We all experience times of loss: when life takes an unexpected turn that throws you for a loop. Sometimes there is no way to foresee the wrench life will throw at you, but you can decide how you handle it.
I recently encountered some of these twists: the first one rocked my life plans and initially struck me as a very pleasant shift. Six weeks later, another large “surprise” arrived, but one I was not so eager to welcome. I tend to think of myself as a person who loves surprises, but Tony Robbins shed some light on this topic for me in his Ted Talk:
“You like the surprises you want. The ones you don’t want, you call problems, but you need them.”
So here I am, swimming through the “problems” Mr. Robbins says I need. I could wallow and wonder why this struggle is happening to me, but what good would that do? Following the mindful tradition, I allow myself to accept the emotions that come. There are moments of despair, times of questioning, and even occasions of recognizing the positives that exist due to recent changes as well. There are multiple ways of looking at any situation. I’m inclined to cling to ideas I like. However, to work through struggles, I have to consider multiple perspectives and try to see the big picture.
In his book, Zen Shorts, Jon J. Muth illustrates this Buddhist concept with his parable: “The Farmer’s Luck.”

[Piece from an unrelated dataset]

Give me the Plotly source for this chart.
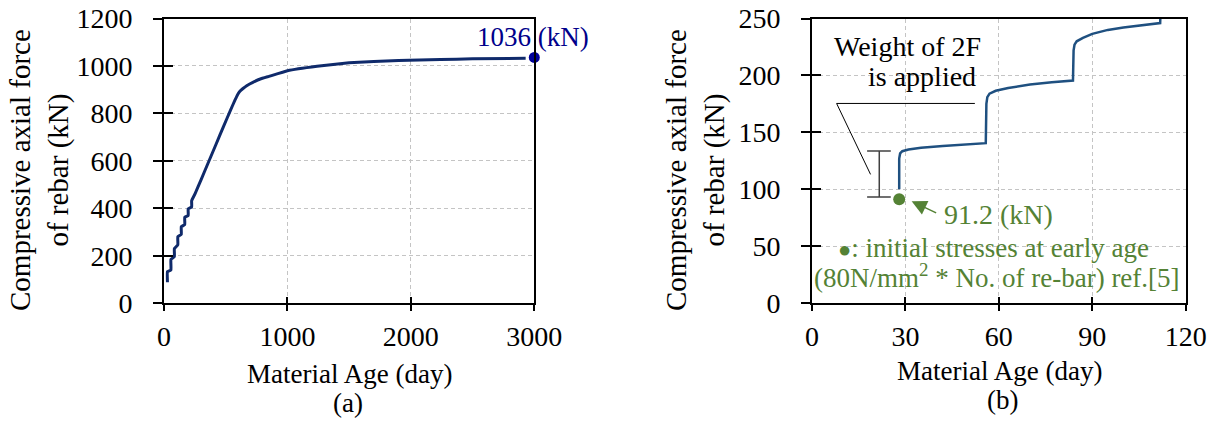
import plotly.graph_objects as go

# ---------------- data ----------------
# Panel (a): long-term compressive axial force of rebar
a_day = [28, 28, 56, 56, 84, 84, 112, 112, 140, 140, 168, 168, 196, 196, 224, 224,
         252, 300, 360, 420, 480, 540, 575, 595, 615, 640, 670, 720, 780, 850, 1000,
         1240, 1500, 1900, 2240, 2500, 2930]
a_force = [88, 133, 140, 185, 196, 230, 246, 280, 290, 322, 332, 362, 370, 398, 406, 432,
           462, 520, 594, 668, 742, 815, 856, 878, 893, 905, 917, 931, 945, 956, 980,
           999, 1013, 1023, 1027, 1030, 1032]
a_final_day = [3000]
a_final_force = [1036]

# Panel (b): early age (first 120 days)
b_day = [28, 28, 28.3, 29, 31, 35, 42, 49, 55.8, 56, 56.3, 57, 59, 63, 70, 77, 83.8,
         84, 84.3, 85, 87, 90, 95, 100, 106, 111.8, 112]
b_force = [100, 127, 131.5, 133.5, 135, 136.5, 138, 139, 140.5, 175, 181, 184, 186.5,
           189, 192, 194, 195.5, 222, 227, 230, 233, 236.5, 240, 242, 244, 246, 262]
b_init_day = [28]
b_init_force = [91.2]

a_xticks = [0, 1000, 2000, 3000]
a_yticks = [0, 200, 400, 600, 800, 1000, 1200]
b_xticks = [0, 30, 60, 90, 120]
b_yticks = [0, 50, 100, 150, 200, 250]

# ---------------- styling ----------------
W, H = 1217, 421
FONT = "Liberation Serif"
GREEN = "#548235"
NAVY = "#00008B"
GRID = "#C4C4C4"


def px(x):
    return x / W


def py(y):
    return (H - y) / H


XA_DOM = [px(164), px(534.3)]
XB_DOM = [px(812), px(1185.7)]
Y_DOM = [py(303.2), py(18.5)]

fig = go.Figure()

fig.add_trace(go.Scatter(x=a_day, y=a_force, mode="lines",
                         line=dict(color="#0F2A6B", width=3, shape="spline", smoothing=0.3),
                         xaxis="x", yaxis="y", showlegend=False))
fig.add_trace(go.Scatter(x=a_final_day, y=a_final_force, mode="markers",
                         marker=dict(color="#00009A", size=11),
                         xaxis="x", yaxis="y", showlegend=False, cliponaxis=False))
fig.add_trace(go.Scatter(x=b_day, y=b_force, mode="lines",
                         line=dict(color="#1F5080", width=2.5),
                         xaxis="x2", yaxis="y2", showlegend=False))
fig.add_trace(go.Scatter(x=b_init_day, y=b_init_force, mode="markers",
                         marker=dict(color=GREEN, size=12),
                         xaxis="x2", yaxis="y2", showlegend=False, cliponaxis=False))

tickfont = dict(family=FONT, size=28, color="black")


def main_x(dom, rng, vals, anchor):
    return dict(domain=dom, range=rng, tickvals=vals, ticks="outside", ticklen=6,
                tickwidth=2, tickcolor="black", showline=True, linewidth=2,
                linecolor="black", mirror=True, showgrid=True, gridcolor=GRID,
                gridwidth=1, griddash="4px,3px", zeroline=False, tickfont=tickfont,
                anchor=anchor, automargin=False, ticklabelstandoff=1,
                ticklabeloverflow="allow", fixedrange=True)


def main_y(dom, rng, vals, anchor):
    return dict(domain=dom, range=rng, tickvals=vals, ticks="outside", ticklen=9,
                tickwidth=2, tickcolor="black", showline=True, linewidth=2,
                linecolor="black", mirror=True, showgrid=True, gridcolor=GRID,
                gridwidth=1, griddash="4px,3px", zeroline=False, tickfont=tickfont,
                anchor=anchor, automargin=False, ticklabelstandoff=15,
                ticklabeloverflow="allow", fixedrange=True)


def inner_x(over, rng, vals, anchor):
    return dict(overlaying=over, range=rng, tickvals=vals, ticks="inside", ticklen=6,
                tickwidth=2, tickcolor="black", showticklabels=False, showline=False,
                showgrid=False, zeroline=False, anchor=anchor, fixedrange=True)


def inner_y(over, rng, vals, anchor):
    return dict(overlaying=over, range=rng, tickvals=vals, ticks="inside", ticklen=9,
                tickwidth=2, tickcolor="black", showticklabels=False, showline=False,
                showgrid=False, zeroline=False, anchor=anchor, fixedrange=True)


A_XR = [0, 3000]
A_YR = [0, 1200]
B_XR = [0, 120]
B_YR = [0, 250]

# invisible traces so the inside-tick overlay axes get drawn
fig.add_trace(go.Scatter(x=[None], y=[None], xaxis="x3", yaxis="y3", showlegend=False,
                         hoverinfo="skip"))
fig.add_trace(go.Scatter(x=[None], y=[None], xaxis="x4", yaxis="y4", showlegend=False,
                         hoverinfo="skip"))

fig.update_layout(
    width=W, height=H,
    margin=dict(l=0, r=0, t=0, b=0),
    paper_bgcolor="white", plot_bgcolor="white",
    font=dict(family=FONT, color="black"),
    xaxis=main_x(XA_DOM, A_XR, a_xticks, "y"),
    yaxis=main_y(Y_DOM, A_YR, a_yticks, "x"),
    xaxis2=main_x(XB_DOM, B_XR, b_xticks, "y2"),
    yaxis2=main_y(Y_DOM, B_YR, b_yticks, "x2"),
    xaxis3=dict(inner_x("x", A_XR, a_xticks, "y3"), domain=XA_DOM),
    yaxis3=dict(inner_y("y", A_YR, a_yticks, "x3"), domain=Y_DOM),
    xaxis4=dict(inner_x("x2", B_XR, b_xticks, "y4"), domain=XB_DOM),
    yaxis4=dict(inner_y("y2", B_YR, b_yticks, "x4"), domain=Y_DOM),
    showlegend=False,
)

ann = []
title_font = dict(family=FONT, size=27, color="black")
ytitle_font = dict(family=FONT, size=29, color="black")
# y axis titles
ann.append(dict(text="Compressive axial force<br>of rebar (kN)", textangle=-90,
                x=px(39), y=py(170), xref="paper", yref="paper",
                xanchor="center", yanchor="middle", showarrow=False, font=ytitle_font))
ann.append(dict(text="Compressive axial force<br>of rebar (kN)", textangle=-90,
                x=px(695), y=py(170), xref="paper", yref="paper",
                xanchor="center", yanchor="middle", showarrow=False, font=ytitle_font))
# x axis titles and panel labels
ann.append(dict(text="Material Age (day)", x=px(349), y=py(374), xref="paper", yref="paper",
                xanchor="center", yanchor="middle", showarrow=False, font=title_font))
ann.append(dict(text="(a)", x=px(348), y=py(403), xref="paper", yref="paper",
                xanchor="center", yanchor="middle", showarrow=False, font=title_font))
ann.append(dict(text="Material Age (day)", x=px(999), y=py(371), xref="paper", yref="paper",
                xanchor="center", yanchor="middle", showarrow=False, font=title_font))
ann.append(dict(text="(b)", x=px(1002), y=py(400), xref="paper", yref="paper",
                xanchor="center", yanchor="middle", showarrow=False, font=title_font))
# panel (a) value label
ann.append(dict(text="1036 (kN)", x=px(533), y=py(37), xref="paper", yref="paper",
                xanchor="center", yanchor="middle", showarrow=False,
                font=dict(family=FONT, size=27, color=NAVY)))
# panel (b) texts
note_font = dict(family=FONT, size=28, color="black")
ann.append(dict(text="Weight of 2F", x=px(907.5), y=py(46), xref="paper", yref="paper",
                xanchor="center", yanchor="middle", showarrow=False, font=note_font))
ann.append(dict(text="is applied", x=px(921.5), y=py(76), xref="paper", yref="paper",
                xanchor="center", yanchor="middle", showarrow=False, font=note_font))
gfont = dict(family=FONT, size=28, color=GREEN)
ann.append(dict(text="91.2 (kN)", x=px(942), y=py(214), xref="paper", yref="paper",
                xanchor="left", yanchor="middle", showarrow=False, font=gfont))
gfont2 = dict(family=FONT, size=27, color=GREEN)
ann.append(dict(text='<span style="font-size:22px">●</span>: initial stresses at early age',
                x=px(993), y=py(248), xref="paper", yref="paper",
                xanchor="center", yanchor="middle", showarrow=False, font=gfont2))
ann.append(dict(text="(80N/mm<sup>2</sup> * No. of re-bar) ref.[5]",
                x=px(997), y=py(276), xref="paper", yref="paper",
                xanchor="center", yanchor="middle", showarrow=False, font=gfont2))
# green arrow pointing at the initial-stress marker
ann.append(dict(text="", x=32.0, y=89.6, xref="x2", yref="y2",
                ax=26, ay=12.5, axref="pixel", ayref="pixel",
                showarrow=True, arrowhead=2, arrowsize=2, arrowwidth=1.5,
                arrowcolor=GREEN))
fig.update_layout(annotations=ann)

# leader line and bracket in panel (b)
shapes = [
    dict(type="line", xref="x2", yref="y2", x0=7.9, y0=175.4, x1=52.3, y1=175.4,
         line=dict(color="black", width=1)),
    dict(type="line", xref="x2", yref="y2", x0=7.9, y0=175.4, x1=18.8, y1=113.1,
         line=dict(color="black", width=1)),
    dict(type="line", xref="x2", yref="y2", x0=21.6, y0=93.2, x1=21.6, y1=133.6,
         line=dict(color="#404040", width=1.5)),
    dict(type="line", xref="x2", yref="y2", x0=17.7, y0=133.6, x1=25.3, y1=133.6,
         line=dict(color="#404040", width=1.5)),
    dict(type="line", xref="x2", yref="y2", x0=17.7, y0=93.2, x1=25.3, y1=93.2,
         line=dict(color="#404040", width=1.5)),
]
fig.update_layout(shapes=shapes)

fig.write_html("out.html",
               config={"displayModeBar": False},
               post_script="document.body.style.margin='0';document.body.style.overflow='hidden';")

There was once an old farmer who had worked his crops for many years. One day, his horse ran away. Upon hearing the news, his neighbors came to visit. “Such bad luck,” they said sympathetically. “Maybe,” the farmer replied. The next morning the horse returned, bringing with it two other wild horses. “Such good luck!” the neighbors exclaimed. “Maybe,” replied the farmer. The following day, his son tried to ride one of the untamed horses, was thrown off, and broke his leg. Again, the neighbors came to offer their sympathy on his misfortune. “Such bad luck,” they said. “Maybe,” answered the farmer. The day after that, military officials came to the village to draft young men into the army to fight in a war. Seeing that the son’s leg was broken, they passed him by. “Such good luck!” cried the neighbors. “Maybe,” said the farmer.
I think we can all attest to similar ebbs and flows in our supposed “good luck” department. We never can quite imagine what is around the bend, but I do find a flow of increasing positivity comes to those who focus on goodness, and downward spin for those who wallow in anger, fear, or self-care at the detriment of others.

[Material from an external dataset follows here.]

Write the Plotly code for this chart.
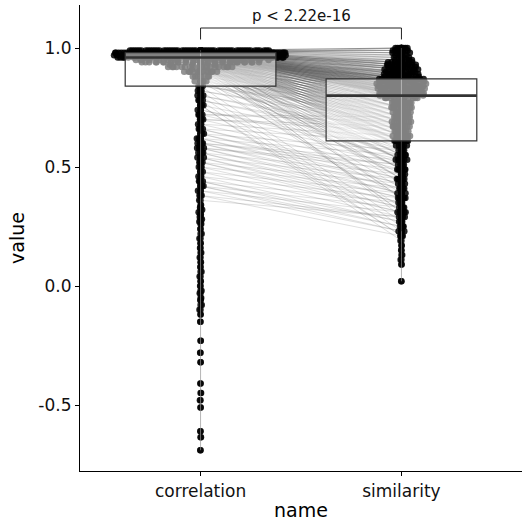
import numpy as np
import plotly.graph_objects as go

# ======================= data =======================
categories = ["correlation", "similarity"]
y_tick_values = [-0.5, 0.0, 0.5, 1.0]
y_tick_labels = ["-0.5", "0.0", "0.5", "1.0"]
p_label = "p < 2.22e-16"

# --- paired observations, high similarity part: counts[corr level][sim level]
sim_levels_high = [1.00, 0.99, 0.98, 0.97, 0.96, 0.95, 0.94, 0.93, 0.92, 0.91, 0.90,
                   0.89, 0.88, 0.87, 0.86, 0.85, 0.84, 0.83, 0.82, 0.81, 0.80]
corr_levels_high = [0.99, 0.98, 0.97, 0.96, 0.95, 0.94, 0.93, 0.92, 0.91]
pair_counts_high = [
    [5, 4, 3, 2, 2, 1, 3, 4, 3, 3, 2, 2, 2, 3, 3, 2, 2, 2, 2, 2, 2],
    [1, 2, 2, 1, 1, 2, 3, 3, 3, 3, 2, 3, 2, 4, 3, 4, 3, 3, 3, 3, 2],
    [1, 0, 0, 1, 1, 1, 1, 2, 1, 2, 2, 2, 2, 3, 3, 3, 3, 3, 2, 3, 3],
    [0, 0, 0, 0, 0, 1, 1, 0, 1, 0, 2, 1, 1, 2, 3, 2, 2, 2, 2, 2, 3],
    [0, 0, 0, 0, 0, 0, 0, 0, 1, 0, 1, 1, 1, 1, 1, 2, 1, 2, 1, 2, 1],
    [0, 0, 0, 0, 0, 0, 0, 0, 0, 0, 1, 0, 1, 0, 1, 0, 1, 1, 0, 1, 1],
    [0, 0, 0, 0, 0, 0, 0, 0, 0, 0, 0, 0, 1, 0, 0, 0, 0, 1, 0, 1, 0],
    [0, 0, 0, 0, 0, 0, 0, 0, 0, 0, 0, 0, 0, 0, 0, 0, 0, 0, 1, 0, 0],
    [0, 0, 0, 0, 0, 0, 0, 0, 0, 0, 0, 0, 0, 0, 0, 0, 0, 0, 0, 1, 0],
]

# --- paired observations, lower similarity part (high correlation side)
sim_levels_low = [0.79, 0.77, 0.75, 0.73, 0.71, 0.69, 0.67, 0.65, 0.63, 0.61, 0.59, 0.57, 0.55,
                  0.53, 0.51, 0.49, 0.47, 0.45, 0.43, 0.41, 0.39, 0.37, 0.35, 0.33, 0.31, 0.29]
corr_levels_low = [0.98, 0.96, 0.94, 0.92, 0.90, 0.88, 0.86]
pair_counts_low = [
    [3, 3, 2, 2, 2, 2, 2, 1, 2, 1, 1, 0, 1, 0, 0, 0, 0, 1, 0, 0, 0, 0, 0, 0, 0, 0],
    [3, 4, 3, 3, 2, 2, 2, 2, 2, 1, 1, 1, 0, 1, 0, 1, 0, 0, 1, 0, 0, 1, 0, 0, 0, 1],
    [3, 2, 3, 2, 2, 2, 2, 1, 2, 2, 1, 0, 1, 1, 0, 1, 0, 1, 0, 0, 0, 1, 0, 0, 1, 0],
    [2, 1, 1, 1, 1, 1, 1, 1, 1, 1, 1, 0, 1, 1, 0, 1, 0, 1, 0, 1, 0, 0, 0, 0, 1, 0],
    [1, 1, 1, 1, 1, 1, 0, 1, 0, 1, 1, 0, 0, 1, 0, 1, 0, 0, 0, 0, 1, 0, 0, 0, 0, 0],
    [0, 1, 0, 0, 0, 0, 1, 0, 0, 1, 0, 0, 0, 1, 0, 0, 1, 0, 0, 0, 0, 0, 0, 1, 0, 0],
    [0, 0, 1, 0, 0, 0, 0, 0, 0, 0, 0, 1, 0, 0, 1, 0, 0, 0, 0, 0, 0, 1, 0, 0, 0, 0],
]

# --- paired observations, low correlation column (one pair per entry)
column_corr = [0.84, 0.84, 0.84, 0.82, 0.82, 0.82, 0.80, 0.80, 0.80, 0.78, 0.78, 0.78,
               0.76, 0.76, 0.76, 0.74, 0.74, 0.72, 0.72, 0.72, 0.70, 0.70, 0.70,
               0.68, 0.68, 0.66, 0.66, 0.66, 0.64, 0.64, 0.64, 0.62, 0.62, 0.62,
               0.60, 0.60, 0.60, 0.60, 0.58, 0.58, 0.58, 0.58, 0.56, 0.56, 0.56,
               0.54, 0.54, 0.54, 0.52, 0.52, 0.52, 0.50, 0.50, 0.48, 0.48, 0.46, 0.46,
               0.44, 0.44, 0.44, 0.42, 0.42, 0.42, 0.40, 0.40, 0.38, 0.38, 0.36]
column_sim = [0.73, 0.71, 0.27, 0.69, 0.67, 0.25, 0.65, 0.63, 0.23, 0.63, 0.61, 0.21,
              0.59, 0.21, 0.19, 0.57, 0.55, 0.53, 0.71, 0.69, 0.51, 0.67, 0.65,
              0.49, 0.63, 0.47, 0.45, 0.61, 0.45, 0.43, 0.57, 0.43, 0.41, 0.55,
              0.41, 0.39, 0.53, 0.51, 0.39, 0.37, 0.51, 0.49, 0.37, 0.35, 0.47,
              0.35, 0.33, 0.45, 0.33, 0.31, 0.43, 0.31, 0.41, 0.29, 0.39, 0.27, 0.37,
              0.27, 0.25, 0.35, 0.25, 0.23, 0.33, 0.23, 0.31, 0.21, 0.29, 0.29]

# --- unpaired observations
correlation_unpaired = [0.34, 0.33, 0.32, 0.31, 0.30, 0.29, 0.28, 0.27, 0.26, 0.24, 0.22,
                        0.20, 0.18, 0.16, 0.14, 0.12, 0.10, 0.08, 0.06, 0.04, 0.02, 0.00,
                        -0.02, -0.03, -0.05, -0.06, -0.08, -0.10, -0.12, -0.15, -0.23,
                        -0.28, -0.32, -0.41, -0.45, -0.48, -0.51, -0.61, -0.635, -0.69]
similarity_unpaired = [0.17, 0.15, 0.13, 0.11, 0.09, 0.02]

assert len(column_corr) == len(column_sim)

# ---- build the pair table (corr value, sim value, count)
pairs = []
for ci, c in enumerate(corr_levels_high):
    for si, s in enumerate(sim_levels_high):
        if pair_counts_high[ci][si]:
            pairs.append((c, s, pair_counts_high[ci][si]))
for ci, c in enumerate(corr_levels_low):
    for si, s in enumerate(sim_levels_low):
        if pair_counts_low[ci][si]:
            pairs.append((c, s, pair_counts_low[ci][si]))
for c, s in zip(column_corr, column_sim):
    pairs.append((c, s, 1))

corr_values = [c for c, s, n in pairs for _ in range(n)] + correlation_unpaired
sim_values = [s for c, s, n in pairs for _ in range(n)] + similarity_unpaired

# ======================= geometry / style =======================
W, H = 522, 525
M_L, M_R, M_T, M_B = 80, 0, 5, 54
X_RANGE = [0.4, 2.6]
Y_RANGE = [-0.7773, 1.1807]
PX_PER_X = (W - M_L - M_R) / (X_RANGE[1] - X_RANGE[0])
PX_PER_Y = (H - M_T - M_B) / (Y_RANGE[1] - Y_RANGE[0])
POINT_SIZE = 6.5
SWARM = [dict(max_half=90, bw=5.6, gamma=1.0),   # correlation
         dict(max_half=25, bw=3.0, gamma=1.0)]   # similarity
LINE_ALPHA = 0.21


def van_der_corput(n, base=2):
    v, denom = 0.0, 1.0
    while n:
        n, r = divmod(n, base)
        denom *= base
        v += r / denom
    return v


def quasirandom_offsets(values, max_half, bw, gamma):
    y = np.asarray(values, dtype=float) * PX_PER_Y
    diff = (y[:, None] - y[None, :]) / bw
    dens = np.exp(-0.5 * diff ** 2).sum(axis=1)
    hw = max_half * (dens / dens.max()) ** gamma
    order = np.argsort(-y, kind="stable")
    out = np.zeros(len(y))
    for rank, i in enumerate(order):
        out[i] = hw[i] * (2 * van_der_corput(rank + 1) - 1)
    return out / PX_PER_X


fig = go.Figure()

# paired lines (one trace per distinct pair, opacity stacked by its count)
for c, s, n in pairs:
    a = 1 - (1 - LINE_ALPHA) ** n
    fig.add_trace(go.Scatter(
        x=[1, 2], y=[c, s], mode="lines",
        line=dict(color=f"rgba(85,85,85,{a:.3f})", width=0.9),
        hoverinfo="skip", showlegend=False))

groups = [corr_values, sim_values]

# points at the exact category position
for k, vals in enumerate(groups):
    fig.add_trace(go.Scatter(
        x=[k + 1] * len(vals), y=vals, mode="markers",
        marker=dict(size=POINT_SIZE, color="#333333", line=dict(width=0)),
        showlegend=False, hoverinfo="skip"))

# quasirandom-spread points
for k, vals in enumerate(groups):
    xo = quasirandom_offsets(vals, **SWARM[k])
    fig.add_trace(go.Scatter(
        x=(k + 1) + xo, y=vals, mode="markers",
        marker=dict(size=POINT_SIZE, color="rgba(0,0,0,0.85)", line=dict(width=0)),
        showlegend=False, hoverinfo="y"))

# thin vertical guide line through each group
for k, vals in enumerate(groups):
    fig.add_trace(go.Scatter(
        x=[k + 1, k + 1], y=[min(vals), max(vals)], mode="lines",
        line=dict(color="rgba(150,150,150,0.7)", width=1),
        hoverinfo="skip", showlegend=False))

# box plots above the points with semi-transparent white fill
shapes = []
BOX_HALF = 0.375
for k, vals in enumerate(groups):
    arr = np.asarray(vals)
    q1, med, q3 = np.percentile(arr, [25, 50, 75])
    iqr = q3 - q1
    lo = arr[arr >= q1 - 1.5 * iqr].min()
    hi = arr[arr <= q3 + 1.5 * iqr].max()
    xc = k + 1
    shapes.append(dict(type="line", xref="x", yref="y", x0=xc, x1=xc, y0=q3, y1=hi,
                       line=dict(color="#333333", width=1), layer="above"))
    shapes.append(dict(type="line", xref="x", yref="y", x0=xc, x1=xc, y0=q1, y1=lo,
                       line=dict(color="#333333", width=1), layer="above"))
    shapes.append(dict(type="rect", xref="x", yref="y", x0=xc - BOX_HALF, x1=xc + BOX_HALF,
                       y0=q1, y1=q3, fillcolor="rgba(255,255,255,0.5)",
                       line=dict(color="#333333", width=1.2), layer="above"))
    shapes.append(dict(type="line", xref="x", yref="y", x0=xc - BOX_HALF, x1=xc + BOX_HALF,
                       y0=med, y1=med, line=dict(color="#333333", width=2.6), layer="above"))

# significance bracket
BR_Y, BR_TICK = 1.084, 1.036
for seg in [(1, BR_TICK, 1, BR_Y), (1, BR_Y, 2, BR_Y), (2, BR_Y, 2, BR_TICK)]:
    shapes.append(dict(type="line", xref="x", yref="y", x0=seg[0], y0=seg[1], x1=seg[2], y1=seg[3],
                       line=dict(color="#222222", width=1), layer="above"))

fig.add_annotation(x=1.5, y=BR_Y, xref="x", yref="y", text=p_label, showarrow=False,
                   yanchor="bottom", yshift=1, font=dict(size=15, color="#111111"))

fig.update_layout(
    width=W, height=H, margin=dict(l=M_L, r=M_R, t=M_T, b=M_B),
    plot_bgcolor="white", paper_bgcolor="white", showlegend=False,
    font=dict(family="DejaVu Sans", color="black"), shapes=shapes)

fig.update_xaxes(range=X_RANGE, tickvals=[1, 2], ticktext=categories,
                 showline=True, linecolor="black", linewidth=1.2, ticks="outside",
                 ticklen=4, tickcolor="black", tickwidth=1, tickfont=dict(size=17, color="#111111"),
                 title=dict(text="name", font=dict(size=19), standoff=4),
                 showgrid=False, zeroline=False)
fig.update_yaxes(range=Y_RANGE, tickvals=y_tick_values, ticktext=y_tick_labels,
                 showline=True, linecolor="black", linewidth=1.2, ticks="outside",
                 ticklen=4, tickcolor="black", tickwidth=1, tickfont=dict(size=17, color="#111111"),
                 title=dict(text="value", font=dict(size=19), standoff=8),
                 showgrid=False, zeroline=False)

fig.write_html("out.html")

Brazilian lyricist and novelist, Paulo Coelho shared: “I have seen many storms in my life. Most storms have caught me by surprise, so I had to learn very quickly to look further and understand that I am not capable of controlling the weather, to exercise the art of patience and to respect the fury of nature.”
Whether stormy weather or stormy circumstances, we each get to decide how we handle the unexpected. Will you stay weighed down in the weight of misery, or allow those painful feelings to flow through you, then allow them pass and move on? I hope you will allow life’s clouds, at times light and in other moments dark, to cast their shadows and then blow on by. Acknowledge the hurt, then move on and take in the moments of sunshine.
There is always light above the clouds.